Adding flaxseeds to a salad or hot or cold cereal provides healthy, concentration-boosting fats to your diet.
Good food #2: Walnuts
Walnuts resemble the human brain and are famed as ‘brain food‘ as they are high in a type of Omega-3 fatty acid called alpha-linolenic acid (ALA).
Walnuts also possess the highest concentration of polyphenolic compounds than any other type of nut.
Both Omega-3 fatty acids and polyphenols are considered essential nutrients which help improve cognitive development and functioning.
Several studies have proven that munching these nutrient-dense nuts regularly can counteract oxidative stress and inflammation, two main drivers of cognitive decline.
Good food #3: Dark chocolate
Several observational studies have established that savouring a piece of this tasty stuff regularly can significantly improve cognitive function.
The high concentration of antioxidants (particularly flavonoids) in dark chocolate has been linked to improved blood flow to the brain, which was found to benefit memory, processing speed, attention, and overall mental performance.
Incorporating some dark chocolate into your diet may also have an anti-inflammatory effect.
Additionally, dark chocolate — with its instant jolt of caffeine — provides the instant rush of attention-boosting endorphins and improves both mental and physical performance.
Good food #4: Eggs
Egg yolks are rich in choline and lutein, two nutrients that play an important role in regulating memory and cognitive function.
Choline, a little-known nutrient is “something of a brain food” that plays a critical role in brain development and health during foetal development and throughout the lifespan.
It has also been shown to protect against cognitive decline as we age, making eating foods with choline, like eggs, particularly important as we age.
Bad food #1: Cakes & cookies
Consumption of high-sugar foods, including ready-made cakes and pre-packaged cookies, can have a negative effect on the brain as these induce an increased risk of Alzheimer’s disease, poorer memory, lower brain volume and cognitive decline.
The fats, known as trans fats, used in processed food to improve the texture, shelf life or flavour have been strongly linked to worsening of memory and the imbalance of neurotransmitters like dopamine and serotonin.
Bad food #2: Soda & sugary drinks
Research shows that people who frequently consume sugary beverages such as sodas, sweet tea, etc. are more likely to develop memory problems and lead to accelerated brain ageing.
The likely reason: These drinks include a form of sugar called fructose, which may damage the blood vessels that supply the brain with blood and hurt the brain itself.
What you eat definitely has a huge impact on your brain health.
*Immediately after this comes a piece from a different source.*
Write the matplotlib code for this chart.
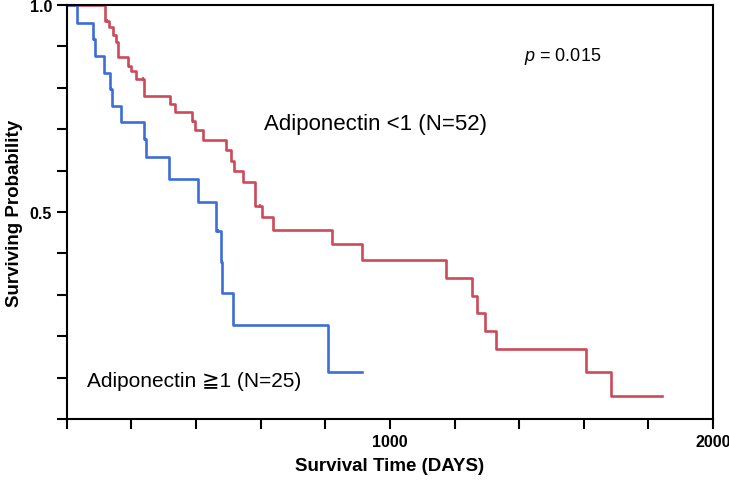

Therefore, repairing your relationship with food should always be a priority, especially when it comes to supporting cognition!
That said, it is important to remember that no single food has the power to enhance or destroy your brain’s health and performance.
Certain harmful foods can impair attention and lead to an increased likelihood of short-term memory problems, as well as a higher chance of cognitive decline.
Therefore, it’s important to identify these foods and work on reducing their intake from your diet to mitigate their effects. One of the best things you can do for your brain is to take a look at your diet — are you strategically including brain-boosting foods in your diet?
Besides adding these super brain foods to your diet, you must also opt for preventive diagnostic tests to identify any potential complications and take measures to protect your overall well-being.